Answer:
Never have two economists agreed about any economic policy and its effects.
Economics is a social science that studies the best way to allocate scarce resources. In economics, every resource is scarce, even the richest person has a certain amount of money, the largest mine has a certain amount of ore and everyone lives by a 24 hour day.
Economists can carry out scientific tests on microeconomic variables, but it is impossible to do it with the whole economy (macroeconomics). There are simply billions of uncontrollable variables in an economy, so a macroeconomics study is impossible. In order to study macroeconomic variables, economists rely on past data and try to formulate theories about what would happen if X happened.
The views of economists also change radically depending on their point of views and the schools that they follow: neoclassicism vs. neo-keynesian.
I will make the same mistake as everyone else that ever studied economics and give my personal opinion, neoclassicism is useless and has never worked and it will never work. There are some good aspects of neoclassicism, like monetary control of the inflation rate, but generally speaking it deals with an imaginary world with circumstances that don't exist. Neoclassicism takes out the human element out of economics, but we live and cannot simply be eliminated from an equation because its easy to do.

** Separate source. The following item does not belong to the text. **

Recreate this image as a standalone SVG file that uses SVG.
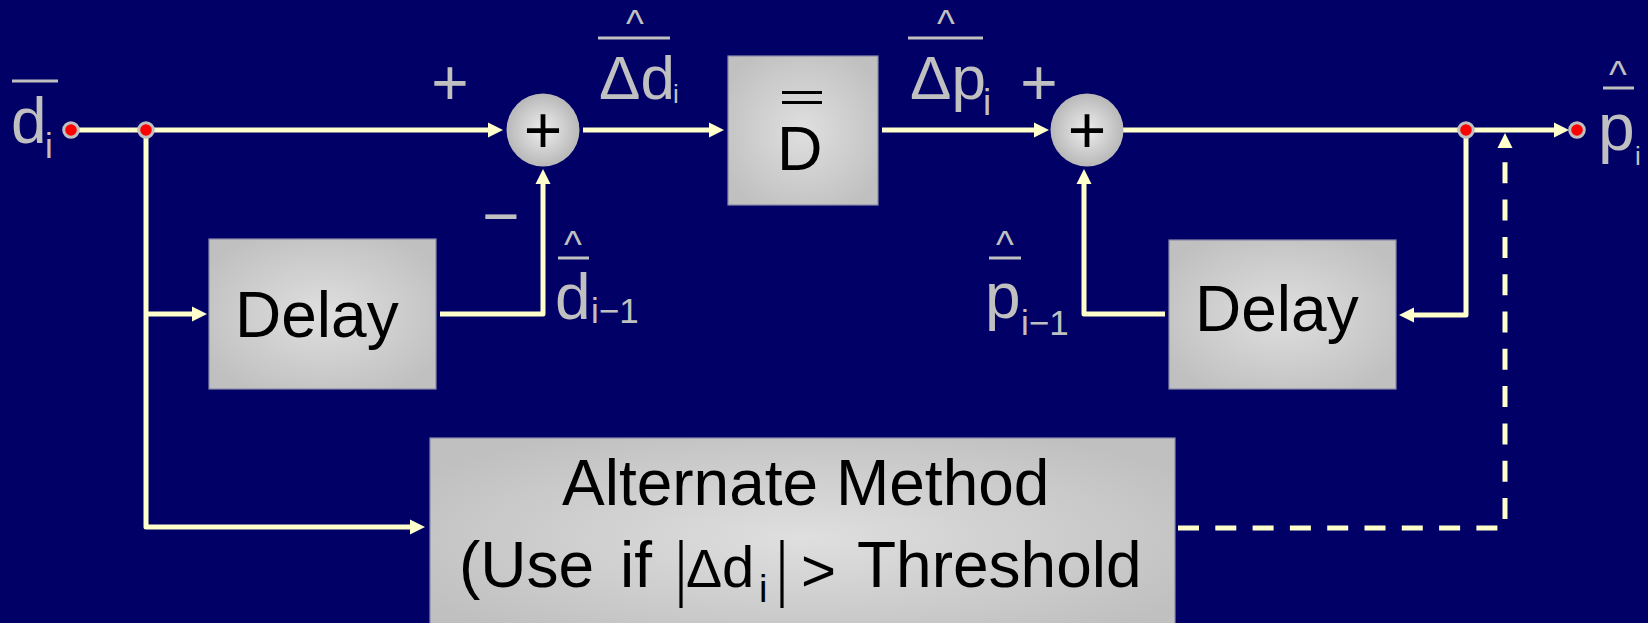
<svg xmlns="http://www.w3.org/2000/svg" width="1648" height="623" viewBox="0 0 1648 623">
<defs>
<radialGradient id="boxg" cx="50%" cy="50%" r="60%">
<stop offset="0" stop-color="#DFDFDF"/>
<stop offset="1" stop-color="#C0C0C0"/>
</radialGradient>
<radialGradient id="sumg" cx="50%" cy="50%" r="50%">
<stop offset="0" stop-color="#EEEEEE"/>
<stop offset="1" stop-color="#B8B8B8"/>
</radialGradient>
<marker id="ah" markerUnits="userSpaceOnUse" markerWidth="15" markerHeight="16" refX="0" refY="7.5" orient="auto" overflow="visible">
<path d="M0,0 L15,7.5 L0,15 z" fill="#FFFFCC"/>
</marker>
</defs>
<style>
.conn{fill:none;stroke:#FFFFCC;stroke-width:5;stroke-linejoin:round}
.dash{fill:none;stroke:#FFFFCC;stroke-width:5;stroke-dasharray:21 16.3}
.box{fill:url(#boxg);stroke:#8A8AA8;stroke-width:1.2}
.sum{fill:url(#sumg)}
.dot{fill:#FF0000;stroke:#C0C0C0;stroke-width:3}
.lbl{font-family:"Liberation Sans",Arial,sans-serif;fill:#C0C0C0}
.blk{font-family:"Liberation Sans",Arial,sans-serif;fill:#000000}
.bar{stroke:#C0C0C0;stroke-width:3}
.kbar{stroke:#000000;stroke-width:3.2}
</style>
<rect x="0" y="0" width="1648" height="623" fill="#000066"/>

<g id="connectors">
<path class="conn" d="M71,130 H488" marker-end="url(#ah)"/>
<path class="conn" d="M146,130 V527 H410" marker-end="url(#ah)"/>
<path class="conn" d="M146,314 H192" marker-end="url(#ah)"/>
<path class="conn" d="M440,314 H543 V184" marker-end="url(#ah)"/>
<path class="conn" d="M583,130 H709" marker-end="url(#ah)"/>
<path class="conn" d="M882,130 H1034" marker-end="url(#ah)"/>
<path class="conn" d="M1123,130 H1554" marker-end="url(#ah)"/>
<path class="conn" d="M1466,130 V315 H1414" marker-end="url(#ah)"/>
<path class="conn" d="M1165,314 H1084 V184" marker-end="url(#ah)"/>
<path class="dash" d="M1178,528 H1500"/>
<path class="dash" d="M1505,519 V148" marker-end="url(#ah)"/>
</g>

<g id="input">
<circle class="dot" cx="71" cy="130" r="7.3"/>
<line class="bar" x1="12" y1="81" x2="58" y2="81"/>
<text class="lbl" x="11" y="143" font-size="64">d<tspan x="45" y="158" font-size="35">i</tspan></text>
</g>

<g id="split">
<circle class="dot" cx="146" cy="130" r="7.3"/>
</g>

<g id="sum1">
<circle class="sum" cx="543" cy="130" r="36.5"/>
<text class="blk" x="543" y="153" font-size="66" text-anchor="middle">+</text>
<text class="lbl" x="450" y="105" font-size="64" text-anchor="middle">+</text>
<text class="lbl" x="501" y="238" font-size="64" text-anchor="middle">−</text>
</g>

<g id="label-dd">
<text class="lbl" x="635" y="37" font-size="38" text-anchor="middle">^</text>
<line class="bar" x1="598" y1="38" x2="670" y2="38"/>
<text class="lbl" x="599" y="99" font-size="62">Δd<tspan x="673" y="103" font-size="26">i</tspan></text>
</g>

<g id="dmatrix">
<rect class="box" x="728" y="56" width="150" height="149"/>
<line class="kbar" x1="782" y1="92.5" x2="822" y2="92.5"/>
<line class="kbar" x1="782" y1="102.5" x2="822" y2="102.5"/>
<text class="blk" x="777" y="170" font-size="63">D</text>
</g>

<g id="label-dp">
<text class="lbl" x="946" y="37" font-size="38" text-anchor="middle">^</text>
<line class="bar" x1="908" y1="38" x2="983" y2="38"/>
<text class="lbl" x="910" y="99" font-size="62">Δp<tspan x="983" y="115" font-size="37">i</tspan></text>
</g>

<g id="sum2">
<circle class="sum" cx="1087" cy="130" r="36.5"/>
<text class="blk" x="1087" y="153" font-size="66" text-anchor="middle">+</text>
<text class="lbl" x="1039" y="105" font-size="64" text-anchor="middle">+</text>
</g>

<g id="delay1">
<rect class="box" x="209" y="239" width="227" height="150"/>
<text class="blk" x="235" y="337" font-size="64">Delay</text>
</g>

<g id="label-d1">
<text class="lbl" x="573" y="258" font-size="38" text-anchor="middle">^</text>
<line class="bar" x1="558" y1="258" x2="589" y2="258"/>
<text class="lbl" x="555" y="319" font-size="64">d<tspan x="591" y="323" font-size="35">i−1</tspan></text>
</g>

<g id="delay2">
<rect class="box" x="1169" y="240" width="227" height="149"/>
<text class="blk" x="1195" y="331" font-size="64">Delay</text>
</g>

<g id="label-p1">
<text class="lbl" x="1005" y="258" font-size="38" text-anchor="middle">^</text>
<line class="bar" x1="989" y1="258" x2="1021" y2="258"/>
<text class="lbl" x="985" y="318" font-size="64">p<tspan x="1021" y="335" font-size="35">i−1</tspan></text>
</g>

<g id="output">
<circle class="dot" cx="1466" cy="130" r="7.3"/>
<circle class="dot" cx="1577" cy="130" r="7.3"/>
<text class="lbl" x="1618" y="88" font-size="38" text-anchor="middle">^</text>
<line class="bar" x1="1603" y1="88" x2="1634" y2="88"/>
<text class="lbl" x="1598" y="150" font-size="66">p<tspan x="1635" y="165" font-size="26">i</tspan></text>
</g>

<g id="alternate">
<rect class="box" x="430" y="438" width="745" height="200"/>
<text class="blk" x="562" y="505" font-size="64">Alternate Method</text>
<text class="blk" x="459" y="587" font-size="64" word-spacing="8">(Use if</text>
<line class="kbar" x1="681" y1="540" x2="681" y2="608"/>
<text class="blk" x="686" y="587" font-size="54">Δ</text>
<text class="blk" x="722" y="587" font-size="58">d<tspan x="759" y="602" font-size="38">i</tspan></text>
<line class="kbar" x1="782" y1="540" x2="782" y2="608"/>
<text class="blk" x="801" y="591" font-size="60">&gt;</text>
<text class="blk" x="857" y="587" font-size="64">Threshold</text>
</g>
</svg>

On the other hand, neo-keynesian economics rely on personal expectations and more realistic circumstances, e.g. no one will ever accept a pay cut and that even applies to businesses that will not accept lowering their prices. You cannot change human nature, this school is not perfect, but at least is not as disastrous as the first. President Bush believed in neoclassicism and the Great Recession came, Presidents Obama and Trump believe in neo-keynesian economics and the economy is booming. This relationship always repeats itself.